From birth, children instinctively find ways to get this attention when they need it. Babies come into the world programmed to cry when they are cold or hungry.
As children grow they start to develop more sophisticated psychological strategies to get attention when they need it. This can include positive strategies, like being sweet or helpful.
But when children feel like these strategies are not working, they turn to negative strategies or ‘acting out’ to get this attention.
This is the classic shopping aisle tantrums, doing something deliberately naughty, crying, body flinging and pinch-your-sibling kinds of behavior.
For some children, getting negative attention or being in trouble is better than being ignored.
These strategies can become bigger and more complicated as children grow older, but the fundamental need to be heard, understood and attended to remains the same.
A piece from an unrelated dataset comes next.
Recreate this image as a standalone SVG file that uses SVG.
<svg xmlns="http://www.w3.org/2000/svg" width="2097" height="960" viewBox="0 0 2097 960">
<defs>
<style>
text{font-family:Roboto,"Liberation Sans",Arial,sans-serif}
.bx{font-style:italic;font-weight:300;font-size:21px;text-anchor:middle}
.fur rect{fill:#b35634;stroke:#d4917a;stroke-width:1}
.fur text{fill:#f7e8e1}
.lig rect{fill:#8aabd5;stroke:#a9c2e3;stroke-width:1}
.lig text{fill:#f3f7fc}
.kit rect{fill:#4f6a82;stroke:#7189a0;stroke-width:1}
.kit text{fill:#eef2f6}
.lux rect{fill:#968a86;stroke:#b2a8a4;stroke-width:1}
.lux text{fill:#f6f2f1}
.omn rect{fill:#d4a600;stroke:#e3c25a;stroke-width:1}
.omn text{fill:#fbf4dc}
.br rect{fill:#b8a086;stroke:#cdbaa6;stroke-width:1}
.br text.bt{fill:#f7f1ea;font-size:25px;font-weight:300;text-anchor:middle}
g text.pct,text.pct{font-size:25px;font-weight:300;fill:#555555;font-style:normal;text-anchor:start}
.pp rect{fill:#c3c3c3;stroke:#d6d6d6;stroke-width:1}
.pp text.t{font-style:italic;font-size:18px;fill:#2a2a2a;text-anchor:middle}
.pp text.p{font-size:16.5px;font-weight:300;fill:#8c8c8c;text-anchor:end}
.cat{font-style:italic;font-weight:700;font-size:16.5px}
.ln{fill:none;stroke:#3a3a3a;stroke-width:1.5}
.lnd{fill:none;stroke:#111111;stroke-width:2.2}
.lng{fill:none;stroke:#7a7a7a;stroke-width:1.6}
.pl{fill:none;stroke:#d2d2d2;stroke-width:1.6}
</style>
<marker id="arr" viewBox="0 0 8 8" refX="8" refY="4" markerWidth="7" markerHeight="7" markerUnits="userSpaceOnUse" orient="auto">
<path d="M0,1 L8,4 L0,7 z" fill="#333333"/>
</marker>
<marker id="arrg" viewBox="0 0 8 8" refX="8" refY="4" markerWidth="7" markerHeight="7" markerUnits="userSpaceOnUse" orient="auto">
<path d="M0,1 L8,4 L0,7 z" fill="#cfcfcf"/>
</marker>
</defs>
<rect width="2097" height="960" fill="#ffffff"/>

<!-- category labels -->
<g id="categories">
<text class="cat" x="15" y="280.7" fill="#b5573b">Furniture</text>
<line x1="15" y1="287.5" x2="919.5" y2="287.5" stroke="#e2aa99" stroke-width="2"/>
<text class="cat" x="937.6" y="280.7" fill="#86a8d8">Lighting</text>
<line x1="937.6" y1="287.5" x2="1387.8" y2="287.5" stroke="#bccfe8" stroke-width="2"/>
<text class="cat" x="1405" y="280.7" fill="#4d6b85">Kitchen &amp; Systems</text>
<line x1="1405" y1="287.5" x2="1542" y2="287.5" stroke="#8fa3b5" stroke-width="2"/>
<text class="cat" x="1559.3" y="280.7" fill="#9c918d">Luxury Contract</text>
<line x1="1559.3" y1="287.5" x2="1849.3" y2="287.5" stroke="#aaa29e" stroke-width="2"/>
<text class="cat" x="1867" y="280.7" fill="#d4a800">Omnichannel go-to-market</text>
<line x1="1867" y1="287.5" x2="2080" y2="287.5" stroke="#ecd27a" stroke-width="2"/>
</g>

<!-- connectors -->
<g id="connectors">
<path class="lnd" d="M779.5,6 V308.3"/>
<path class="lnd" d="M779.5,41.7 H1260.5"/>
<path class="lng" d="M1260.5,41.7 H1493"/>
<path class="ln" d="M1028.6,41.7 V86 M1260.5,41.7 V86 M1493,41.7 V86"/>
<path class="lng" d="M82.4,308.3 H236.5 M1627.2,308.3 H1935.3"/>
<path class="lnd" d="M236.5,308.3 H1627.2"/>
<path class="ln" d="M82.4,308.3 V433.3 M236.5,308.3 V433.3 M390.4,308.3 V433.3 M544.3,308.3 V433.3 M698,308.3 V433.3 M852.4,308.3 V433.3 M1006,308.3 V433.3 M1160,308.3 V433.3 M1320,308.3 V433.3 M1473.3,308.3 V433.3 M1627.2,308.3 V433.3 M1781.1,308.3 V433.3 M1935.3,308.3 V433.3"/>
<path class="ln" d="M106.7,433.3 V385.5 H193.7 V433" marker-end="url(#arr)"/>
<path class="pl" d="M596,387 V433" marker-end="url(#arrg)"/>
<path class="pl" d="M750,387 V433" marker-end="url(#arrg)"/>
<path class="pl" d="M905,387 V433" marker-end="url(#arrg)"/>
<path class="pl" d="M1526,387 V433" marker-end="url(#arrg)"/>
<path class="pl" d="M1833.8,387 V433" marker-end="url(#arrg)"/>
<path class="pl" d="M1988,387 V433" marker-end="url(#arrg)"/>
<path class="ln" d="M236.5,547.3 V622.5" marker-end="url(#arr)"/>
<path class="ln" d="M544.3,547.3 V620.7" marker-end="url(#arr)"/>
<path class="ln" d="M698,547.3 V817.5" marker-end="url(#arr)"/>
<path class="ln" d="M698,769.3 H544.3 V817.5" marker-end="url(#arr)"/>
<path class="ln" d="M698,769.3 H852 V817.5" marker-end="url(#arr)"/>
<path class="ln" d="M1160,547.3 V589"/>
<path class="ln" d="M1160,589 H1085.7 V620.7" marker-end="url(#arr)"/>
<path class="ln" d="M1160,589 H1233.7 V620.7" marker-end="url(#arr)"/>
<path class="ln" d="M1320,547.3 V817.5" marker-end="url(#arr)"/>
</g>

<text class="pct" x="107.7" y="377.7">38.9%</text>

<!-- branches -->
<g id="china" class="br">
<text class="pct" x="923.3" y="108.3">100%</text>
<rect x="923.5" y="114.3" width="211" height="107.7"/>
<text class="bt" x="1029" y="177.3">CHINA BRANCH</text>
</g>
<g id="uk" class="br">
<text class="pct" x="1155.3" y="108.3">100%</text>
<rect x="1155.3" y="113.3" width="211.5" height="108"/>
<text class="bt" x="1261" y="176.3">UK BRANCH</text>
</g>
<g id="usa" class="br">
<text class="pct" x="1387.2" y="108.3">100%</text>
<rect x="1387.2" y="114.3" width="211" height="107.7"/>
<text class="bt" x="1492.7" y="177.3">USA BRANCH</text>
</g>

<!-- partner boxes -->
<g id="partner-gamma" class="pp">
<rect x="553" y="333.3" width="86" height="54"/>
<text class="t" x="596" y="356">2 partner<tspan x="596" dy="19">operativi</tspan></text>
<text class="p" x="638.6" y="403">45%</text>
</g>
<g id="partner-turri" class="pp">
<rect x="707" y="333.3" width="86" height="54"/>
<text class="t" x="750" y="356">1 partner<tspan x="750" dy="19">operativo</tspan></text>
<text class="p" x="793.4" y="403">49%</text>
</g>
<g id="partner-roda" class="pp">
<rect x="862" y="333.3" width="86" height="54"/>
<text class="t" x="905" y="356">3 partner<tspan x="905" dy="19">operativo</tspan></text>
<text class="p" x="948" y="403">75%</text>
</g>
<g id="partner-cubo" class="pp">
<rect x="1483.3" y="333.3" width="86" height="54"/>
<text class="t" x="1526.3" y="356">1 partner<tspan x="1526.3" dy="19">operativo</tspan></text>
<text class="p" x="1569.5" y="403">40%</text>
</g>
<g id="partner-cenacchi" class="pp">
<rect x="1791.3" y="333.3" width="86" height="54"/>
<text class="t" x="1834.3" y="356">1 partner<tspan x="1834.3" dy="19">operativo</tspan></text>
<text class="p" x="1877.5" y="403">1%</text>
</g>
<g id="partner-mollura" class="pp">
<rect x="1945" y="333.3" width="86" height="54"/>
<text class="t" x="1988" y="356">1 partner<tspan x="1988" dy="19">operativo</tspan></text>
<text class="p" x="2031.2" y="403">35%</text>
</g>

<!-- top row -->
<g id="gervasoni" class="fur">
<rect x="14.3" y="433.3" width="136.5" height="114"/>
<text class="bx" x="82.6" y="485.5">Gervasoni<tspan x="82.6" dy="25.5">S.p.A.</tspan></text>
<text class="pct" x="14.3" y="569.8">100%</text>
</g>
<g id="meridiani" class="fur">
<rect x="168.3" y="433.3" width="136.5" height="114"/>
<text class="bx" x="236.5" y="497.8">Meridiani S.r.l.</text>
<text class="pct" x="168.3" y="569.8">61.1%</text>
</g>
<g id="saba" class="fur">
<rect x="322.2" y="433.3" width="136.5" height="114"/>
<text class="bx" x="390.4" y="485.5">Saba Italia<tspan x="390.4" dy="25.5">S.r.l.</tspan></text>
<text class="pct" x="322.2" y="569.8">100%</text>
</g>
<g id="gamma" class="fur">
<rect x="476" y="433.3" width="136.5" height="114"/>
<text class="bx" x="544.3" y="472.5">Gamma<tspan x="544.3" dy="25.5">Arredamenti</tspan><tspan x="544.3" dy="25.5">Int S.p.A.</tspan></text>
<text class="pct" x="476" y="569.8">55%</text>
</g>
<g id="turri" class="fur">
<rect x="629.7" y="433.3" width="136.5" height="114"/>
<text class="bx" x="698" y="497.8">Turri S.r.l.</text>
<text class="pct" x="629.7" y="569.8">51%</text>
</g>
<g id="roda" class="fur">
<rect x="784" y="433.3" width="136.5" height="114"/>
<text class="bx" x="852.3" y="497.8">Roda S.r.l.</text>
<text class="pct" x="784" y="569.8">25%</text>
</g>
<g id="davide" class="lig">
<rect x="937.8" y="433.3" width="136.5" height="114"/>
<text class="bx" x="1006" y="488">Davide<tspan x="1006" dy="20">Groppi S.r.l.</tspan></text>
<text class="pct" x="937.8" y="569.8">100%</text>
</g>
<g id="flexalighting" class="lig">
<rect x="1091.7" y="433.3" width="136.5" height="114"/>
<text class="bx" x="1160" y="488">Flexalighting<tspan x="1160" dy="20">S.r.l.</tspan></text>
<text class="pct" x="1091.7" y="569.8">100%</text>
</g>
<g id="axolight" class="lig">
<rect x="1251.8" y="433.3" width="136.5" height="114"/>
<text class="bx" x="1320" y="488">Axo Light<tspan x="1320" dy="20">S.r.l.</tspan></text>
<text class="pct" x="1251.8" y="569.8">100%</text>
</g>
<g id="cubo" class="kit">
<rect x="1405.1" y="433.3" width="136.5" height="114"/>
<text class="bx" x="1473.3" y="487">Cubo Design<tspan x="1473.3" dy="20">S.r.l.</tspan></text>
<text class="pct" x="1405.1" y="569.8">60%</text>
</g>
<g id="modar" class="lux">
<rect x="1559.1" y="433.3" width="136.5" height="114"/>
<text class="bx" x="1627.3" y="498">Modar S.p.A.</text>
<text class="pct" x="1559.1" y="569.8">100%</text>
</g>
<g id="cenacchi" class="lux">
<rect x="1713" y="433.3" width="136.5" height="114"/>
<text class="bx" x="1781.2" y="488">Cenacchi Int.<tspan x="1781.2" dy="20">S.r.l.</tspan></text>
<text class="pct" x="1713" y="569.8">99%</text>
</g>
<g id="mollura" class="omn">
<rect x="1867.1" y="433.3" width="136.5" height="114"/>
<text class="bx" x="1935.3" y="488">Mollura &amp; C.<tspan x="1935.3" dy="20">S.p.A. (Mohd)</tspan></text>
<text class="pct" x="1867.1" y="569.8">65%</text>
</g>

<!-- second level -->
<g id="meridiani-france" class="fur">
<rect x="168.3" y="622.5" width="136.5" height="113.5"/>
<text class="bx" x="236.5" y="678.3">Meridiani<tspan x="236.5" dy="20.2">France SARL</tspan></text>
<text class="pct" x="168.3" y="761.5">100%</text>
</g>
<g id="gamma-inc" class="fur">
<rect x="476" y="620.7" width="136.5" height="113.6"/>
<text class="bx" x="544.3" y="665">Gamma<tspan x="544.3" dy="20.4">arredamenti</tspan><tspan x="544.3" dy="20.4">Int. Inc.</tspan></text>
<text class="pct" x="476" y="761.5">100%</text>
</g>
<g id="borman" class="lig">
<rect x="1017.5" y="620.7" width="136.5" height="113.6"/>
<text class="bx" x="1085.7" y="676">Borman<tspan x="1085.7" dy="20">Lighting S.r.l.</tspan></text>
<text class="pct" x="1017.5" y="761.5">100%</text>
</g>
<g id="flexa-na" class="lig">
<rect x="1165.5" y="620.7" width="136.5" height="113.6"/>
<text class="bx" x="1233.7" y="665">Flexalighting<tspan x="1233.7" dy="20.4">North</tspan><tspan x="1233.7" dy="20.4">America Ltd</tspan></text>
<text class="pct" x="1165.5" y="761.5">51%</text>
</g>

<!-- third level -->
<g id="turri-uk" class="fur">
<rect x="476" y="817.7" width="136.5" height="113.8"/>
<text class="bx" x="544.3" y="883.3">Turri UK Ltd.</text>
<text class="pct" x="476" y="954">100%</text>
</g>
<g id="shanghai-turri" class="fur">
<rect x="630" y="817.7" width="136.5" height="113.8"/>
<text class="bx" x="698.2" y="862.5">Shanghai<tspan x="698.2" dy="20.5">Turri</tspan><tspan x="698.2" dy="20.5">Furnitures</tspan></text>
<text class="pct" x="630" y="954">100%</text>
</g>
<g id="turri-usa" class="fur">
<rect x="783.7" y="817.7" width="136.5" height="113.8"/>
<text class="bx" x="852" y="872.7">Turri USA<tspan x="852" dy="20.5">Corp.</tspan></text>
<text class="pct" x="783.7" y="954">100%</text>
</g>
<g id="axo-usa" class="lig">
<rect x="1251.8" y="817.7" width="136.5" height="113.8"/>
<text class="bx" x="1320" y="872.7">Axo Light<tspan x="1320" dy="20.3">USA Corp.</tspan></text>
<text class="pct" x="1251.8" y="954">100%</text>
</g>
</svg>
To stop the negative behavior is quite simple, reward positive behavior and give children the attention they need by listening to them and trying to understand and address their needs.
Now, take this simple theory and apply it to South Arica.
If Jacob Zuma were the father and the people of this country were his children. The people would have the fundamental need to be heard and understood by him.
First, they might try strategies like being sweet and compliant to get his attention.
But when this doesn’t work, it’s not surprising that they might start to do more and more (and then anything) to get his attention.
We’ve now reached the stage where the people of this country are prepared to do more and more (at a risk to themselves) to feel heard. And so long as the president refuses to come out and recognize and listen to these needs, the more the people of this country will need to act out to get his attention.